Personal information
- Date of birth: 5 July 1998 (age 28)
- Place of birth: Odense, Denmark
- Height: 1.88 m (6 ft 2 in)
- Position: Midfielder

Team information
- Current team: Middelfart Boldklub
- Number: 8

Youth career
- 0000–2017: OB

Senior career*
- Years: Team / Apps / (Gls)
- 2017–2019: BK Marienlyst / 28 / (9)
- 2019–2020: Hartford Athletic / 38 / (5)
- 2021–: Middelfart BK / 13 / (3)

= Mads Jørgensen (footballer, born 1998) =

Danish association football player

Mads Jørgensen (born 5 July 1998) is a Danish professional footballer who plays as a midfielder for Danish Second division club Middelfart Boldklub.

==Career==
Jørgensen played with the Odense Boldklub youth and U19 teams until his contract was transferred to third tier Danish club BK Marienlyst on 1 July 2017. He was named team Captain for the 2018 season at age 19.
In January 2019, Jørgensen was released from his contract in order to sign with USL Championship club Hartford Athletic He was second on the team in minutes among midfielders despite missing the last four games of the season with an MCL injury.
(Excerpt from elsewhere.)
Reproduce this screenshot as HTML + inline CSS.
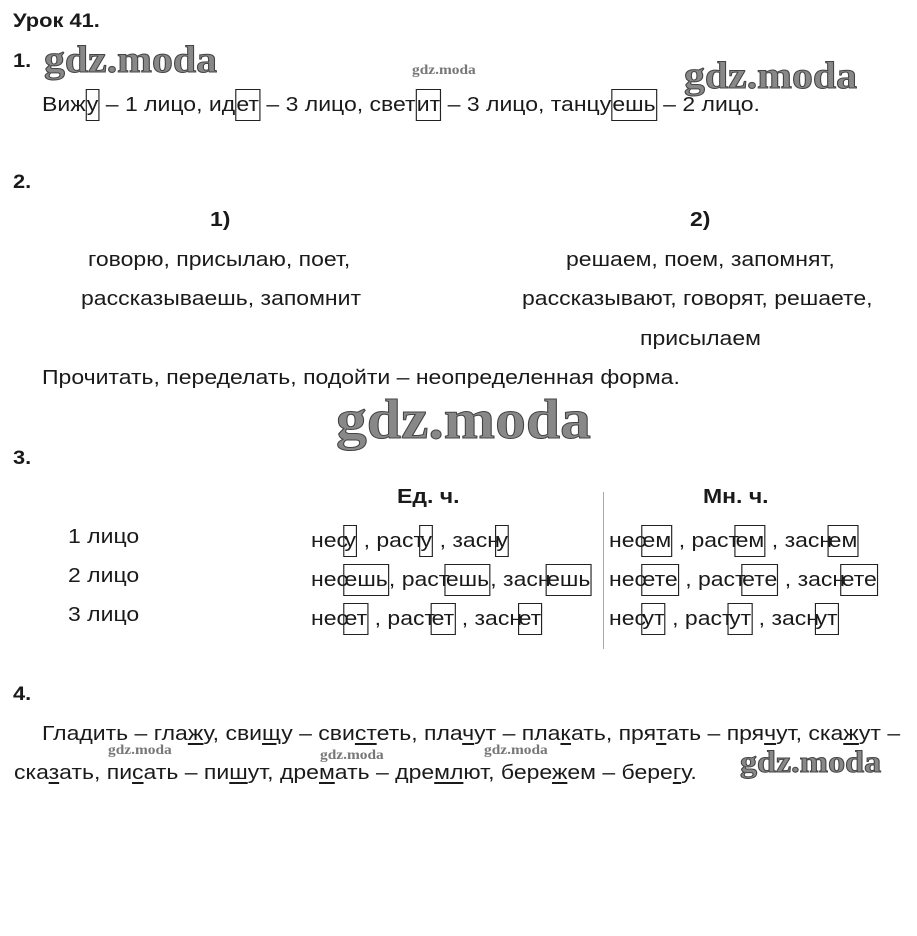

Soon after the conclusion of the USL 2019 season Hartford re-signed Jørgensen for the 2020 season. For the 2020 season Jørgensen played in twelve matches of the abbreviated season and scored two goals for Hartford.

In February 2021, Jørgensen signed a two-year deal with Middelfart Boldklub of the Danish 2nd Division. He scored his first goal for the club on 20 March 2021 in a 3–0 win vs. Thisted FC.

==Personal life==
Jørgensen has a large tattoo of his mother on his upper arm. He became a vegetarian in 2019.